John Sides conducts a re-analysis of Quinnipiac polling data (with cross-tabs provided to him by the poll's directors that were not in publicly released reports), focusing on whether respondents support a full, undiluted public option, oppose direct enactment of a public opinion but support a trigger, etc. His main conclusions:

...about one-third of the sample supports the “pure” public option [with no state opt-out or trigger]. A slightly smaller group, roughly 30%, supports a “qualified” public option that features either an opt-out provision or a trigger. About 20% of the public oppose the option, but would support it with an opt-out provision. Thirteen percent oppose it but would support it with a trigger. Finally, there is a “diehard” group of public option opponents, who are about 20-25% of the population.

Finally, Jonathan Chait looks at the possible strategic angles behind Republican/conservative politicians' and commentators' interpretations of health care polls.

Tuesday, November 17, 2009

Opposition to Health Care Reform from the Left (11/17)

As shown in this Pollster.com graphic, public support for President Obama and the Democrats' health care reform plans has consistently been around 45% (plus or minus a few percent) for several months, whereas opposition has consistently approached 50% for the past few months.

That nearly all recent polls show opposition exceeding support -- albeit often by small margins -- may lend some credence to Republican Senate floor leader Mitch McConnell's claim over the weekend that the country does not want the pending legislation and that Democratic efforts to pass it are at their own peril.

In a technical sense, McConnell may be right. However, the implication that conservative opposition to the Democrats' bills is carrying the day does not appear to be correct.

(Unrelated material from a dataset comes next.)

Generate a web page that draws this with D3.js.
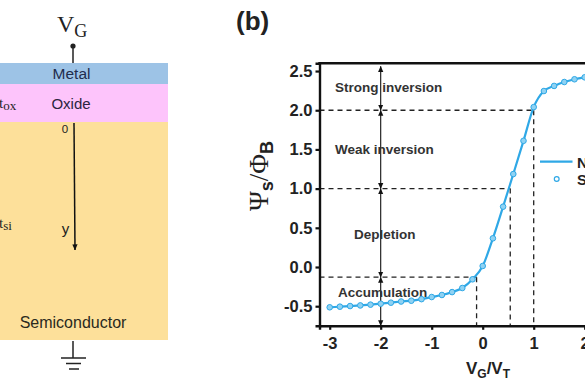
<!DOCTYPE html>
<html>
<head>
<meta charset="utf-8">
<script src="https://cdn.jsdelivr.net/npm/d3@7"></script>
<style>
  html, body { margin: 0; padding: 0; background: #fff; overflow: hidden; }
  svg { display: block; }
  text { font-family: "Liberation Sans", Arial, sans-serif; }
  .serif { font-family: "Liberation Serif", "DejaVu Serif", serif; }
</style>
</head>
<body>
<div id="chart"></div>
<script>
// values
const vgVt = [-3, -2.8, -2.6, -2.4, -2.2, -2, -1.8, -1.6, -1.4, -1.2, -1, -0.8, -0.6, -0.4, -0.2, 0, 0.2, 0.4, 0.6, 0.8, 1, 1.2, 1.4, 1.6, 1.8, 2];
const psiNumerical = [-0.514, -0.506, -0.498, -0.49, -0.48, -0.468, -0.455, -0.44, -0.43, -0.41, -0.383, -0.357, -0.32, -0.268, -0.157, 0.013, 0.366, 0.77, 1.186, 1.61, 2.04, 2.245, 2.31, 2.36, 2.395, 2.42];
const xTicks = [-3, -2, -1, 0, 1, 2];
const yTicks = [-0.5, 0, 0.5, 1, 1.5, 2, 2.5];
const regionNames = ["Strong inversion", "Weak inversion", "Depletion", "Accumulation"];
const boundaryX = [-0.12, 0.54, 1];
const boundaryY = [-0.13, 1, 2];
const arrowStops = [2.56, 2, 1, -0.13, -0.75];
const layerNames = ["Metal", "Oxide", "Semiconductor"];

const width = 585;
const height = 390;
const ink = "#222";
const blue = "#2fa8e6";

const svg = d3.select("#chart")
    .append("svg")
    .attr("width", width)
    .attr("height", height);

const defs = svg.append("defs");
["end", "start"].forEach(name => {
    defs.append("marker")
        .attr("id", "arrow-" + name)
        .attr("viewBox", "0 0 8 8")
        .attr("refX", name === "end" ? 7.5 : 0.5)
        .attr("refY", 4)
        .attr("markerWidth", 6)
        .attr("markerHeight", 7)
        .attr("markerUnits", "userSpaceOnUse")
        .attr("orient", "auto")
        .append("path")
        .attr("d", name === "end" ? "M0,0.5L8,4L0,7.5Z" : "M8,0.5L0,4L8,7.5Z")
        .attr("fill", "#111");
});

// Panel (a): the device stack
const stack = svg.append("g");
stack.append("rect").attr("x", 0).attr("y", 63).attr("width", 168).attr("height", 21).attr("fill", "#9dc3e6");
stack.append("rect").attr("x", 0).attr("y", 84).attr("width", 168).attr("height", 38).attr("fill", "#fdc4fb");
stack.append("rect").attr("x", 0).attr("y", 122).attr("width", 168).attr("height", 218).attr("fill", "#fde09a");

stack.append("text").attr("x", 71.5).attr("y", 79).attr("text-anchor", "middle")
    .style("font-size", "15.5px").attr("fill", "#1f2d4d").text(layerNames[0]);
stack.append("text").attr("x", 71).attr("y", 108.5).attr("text-anchor", "middle")
    .style("font-size", "15px").attr("fill", "#2c2440").text(layerNames[1]);
stack.append("text").attr("x", 73).attr("y", 328).attr("text-anchor", "middle")
    .style("font-size", "16px").attr("fill", "#2a2a20").text(layerNames[2]);

// gate terminal
stack.append("line").attr("x1", 73).attr("x2", 73).attr("y1", 46).attr("y2", 63).attr("stroke", ink).attr("stroke-width", 1.5);
stack.append("circle").attr("cx", 73).attr("cy", 46).attr("r", 2.6).attr("fill", ink);
const vg = stack.append("text").attr("class", "serif").attr("x", 57).attr("y", 32).attr("fill", ink).style("font-size", "24px");
vg.append("tspan").text("V");
vg.append("tspan").attr("dy", 5).style("font-size", "18px").text("G");

// depth axis
stack.append("line").attr("x1", 74).attr("x2", 75).attr("y1", 123).attr("y2", 250)
    .attr("stroke", "#111").attr("stroke-width", 1.5).attr("marker-end", "url(#arrow-end)");
stack.append("text").attr("x", 65).attr("y", 133).attr("text-anchor", "middle").style("font-size", "11.5px").attr("fill", ink).text("0");
stack.append("text").attr("x", 65.5).attr("y", 234).attr("text-anchor", "middle").style("font-size", "15px").attr("fill", ink).text("y");

const tox = stack.append("text").attr("class", "serif").attr("x", -1).attr("y", 108).attr("fill", ink).style("font-size", "15px");
tox.append("tspan").text("t");
tox.append("tspan").attr("dy", 2).style("font-size", "13px").text("ox");
const tsi = stack.append("text").attr("class", "serif").attr("x", -1).attr("y", 228).attr("fill", ink).style("font-size", "15px");
tsi.append("tspan").text("t");
tsi.append("tspan").attr("dy", 2).style("font-size", "13px").text("si");

// ground
stack.append("line").attr("x1", 73).attr("x2", 73).attr("y1", 341).attr("y2", 358).attr("stroke", ink).attr("stroke-width", 1.5);
[[61, 86, 358], [66, 81, 363.5], [69, 79, 369]].forEach(b => {
    stack.append("line").attr("x1", b[0]).attr("x2", b[1]).attr("y1", b[2]).attr("y2", b[2]).attr("stroke", ink).attr("stroke-width", 1.5);
});

// Panel (b)
svg.append("text").attr("x", 236).attr("y", 30)
    .style("font-size", "26px").style("font-weight", "bold").attr("fill", ink).text("(b)");

const x = d3.scaleLinear().domain([-3.2, 3.2]).range([319.5, 645.9]);
const y = d3.scaleLinear().domain([-0.75, 2.6]).range([325.8, 63.2]);

// dashed guides
const guides = svg.append("g")
    .attr("stroke", "#222")
    .attr("stroke-width", 1.3)
    .attr("stroke-dasharray", "5,4")
    .attr("fill", "none");
boundaryY.forEach((v, i) => {
    guides.append("line").attr("x1", x.range()[0]).attr("x2", x(boundaryX[i]))
        .attr("y1", y(v)).attr("y2", y(v));
    guides.append("line").attr("x1", x(boundaryX[i])).attr("x2", x(boundaryX[i]))
        .attr("y1", y(v)).attr("y2", y.range()[0]);
});

// double arrows at x = -2
d3.pairs(arrowStops).forEach(p => {
    svg.append("line")
        .attr("x1", x(-2)).attr("x2", x(-2))
        .attr("y1", y(p[0])).attr("y2", y(p[1]))
        .attr("stroke", "#111").attr("stroke-width", 1.1)
        .attr("marker-start", "url(#arrow-start)")
        .attr("marker-end", "url(#arrow-end)");
});

// region labels
const regionX = [335, 335, 354, 338];
const regionY = [92, 154, 239, 297];
regionNames.forEach((name, i) => {
    svg.append("text").attr("x", regionX[i]).attr("y", regionY[i])
        .style("font-size", "13.5px").style("font-weight", "bold").attr("fill", "#333").text(name);
});

// curve and markers
const line = d3.line()
    .x(i => x(vgVt[i]))
    .y(i => y(psiNumerical[i]))
    .curve(d3.curveMonotoneX);

svg.append("path")
    .attr("d", line(d3.range(vgVt.length)))
    .attr("fill", "none")
    .attr("stroke", blue)
    .attr("stroke-width", 2.2);

svg.selectAll("circle.point")
    .data(vgVt)
    .enter()
    .append("circle")
    .attr("class", "point")
    .attr("cx", d => x(d))
    .attr("cy", (d, i) => y(psiNumerical[i]))
    .attr("r", 2.8)
    .attr("fill", "#8fd2f3")
    .attr("stroke", blue)
    .attr("stroke-width", 1);

// axes
const hyphenMinus = f => d => f(d).replace("\u2212", "-");
const xAxis = svg.append("g")
    .attr("transform", `translate(0,${y.range()[0]})`)
    .call(d3.axisBottom(x).tickValues(xTicks).tickSize(4).tickPadding(7).tickFormat(hyphenMinus(d3.format("d"))));
const yAxis = svg.append("g")
    .attr("transform", `translate(${x.range()[0]},0)`)
    .call(d3.axisLeft(y).tickValues(yTicks).tickSize(4).tickPadding(3).tickFormat(hyphenMinus(d3.format(".1f"))));
[xAxis, yAxis].forEach(a => {
    a.selectAll("path").attr("stroke", "#111").attr("stroke-width", 2.4);
    a.selectAll("line").attr("stroke", "#111").attr("stroke-width", 2.2);
    a.selectAll("text")
        .style("font-family", '"Liberation Sans", Arial, sans-serif')
        .style("font-size", "16.5px")
        .style("font-weight", "bold")
        .attr("fill", ink);
});
svg.append("line")
    .attr("x1", x.range()[0] - 1.2).attr("x2", width)
    .attr("y1", y.range()[1]).attr("y2", y.range()[1])
    .attr("stroke", "#111").attr("stroke-width", 2.4);

// axis titles
const xTitle = svg.append("text").attr("x", 488).attr("y", 374).attr("text-anchor", "middle")
    .style("font-size", "17px").style("font-weight", "bold").attr("fill", ink);
xTitle.append("tspan").text("V");
xTitle.append("tspan").attr("dy", 4).style("font-size", "12px").text("G");
xTitle.append("tspan").attr("dy", -4).text("/V");
xTitle.append("tspan").attr("dy", 4).style("font-size", "12px").text("T");

const yTitle = svg.append("text")
    .attr("transform", "translate(268,176) rotate(-90)")
    .attr("text-anchor", "middle")
    .style("font-size", "27px").style("font-weight", "bold").attr("fill", ink);
yTitle.append("tspan").attr("class", "serif").style("font-weight", "normal").text("Ψ");
yTitle.append("tspan").attr("dy", 5).style("font-size", "18px").text("s");
yTitle.append("tspan").attr("dy", -5).attr("class", "serif").style("font-weight", "normal").text("/Φ");
yTitle.append("tspan").attr("dy", 5).style("font-size", "18px").text("B");

// legend, cut off by the right edge as in the picture
svg.append("line").attr("x1", 540).attr("x2", 572.5).attr("y1", 161.7).attr("y2", 161.7)
    .attr("stroke", blue).attr("stroke-width", 2.2);
svg.append("circle").attr("cx", 556.7).attr("cy", 179).attr("r", 2.4)
    .attr("fill", "none").attr("stroke", blue).attr("stroke-width", 1.2);
svg.append("text").attr("x", 577).attr("y", 167.5)
    .style("font-size", "15px").style("font-weight", "bold").attr("fill", ink).text("N");
svg.append("text").attr("x", 577).attr("y", 185)
    .style("font-size", "15px").style("font-weight", "bold").attr("fill", ink).text("S");
</script>
</body>
</html>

A new CNN/Opinion Research Corporation poll (in the field November 13-15) obtained a typical finding, namely that 46% favored the U.S. House's recently passed "bill that would make major changes in the country’s health care system," whereas 49% expressed opposition. However, CNN asked this follow-up question to respondents in the opposition camp: "Do you oppose that bill because you think its approach toward health care is too liberal, or because you think its approach toward health care is not liberal enough?"

Responses broke down as follows: 34% opposed the bill because they considered it too liberal; 10% opposed it because they felt it was not liberal enough; 3% opposed it for other reasons; and the remaining couple of percent apparently did not endorse a reason. One can thus conclude (within the usual confines of the margin of error) that 56% of Americans favor either the House-passed version of health care reform or something further to the left. (Thanks to Pollster.com discussant "Wong" for pointing out this finding.)

I just did some Google searching on the CNN/ORC question wording for the item that asked opponents why they didn't favor the bill, and I could not find any previous instances of this question being asked. Without such a question, we would not know whether opposition to the Democrats' health call bills was monolithic or diversified. Now, we have a pretty good idea.

Tuesday, November 10, 2009

October trends in support for health care reform are examined by Mark Blumenthal and by the team of Robert Blendon and John Benson, the latter also featuring comparisons to 1994.

Sunday, November 1, 2009

Gallup distills its polling on health care reform into five major themes (hat tip).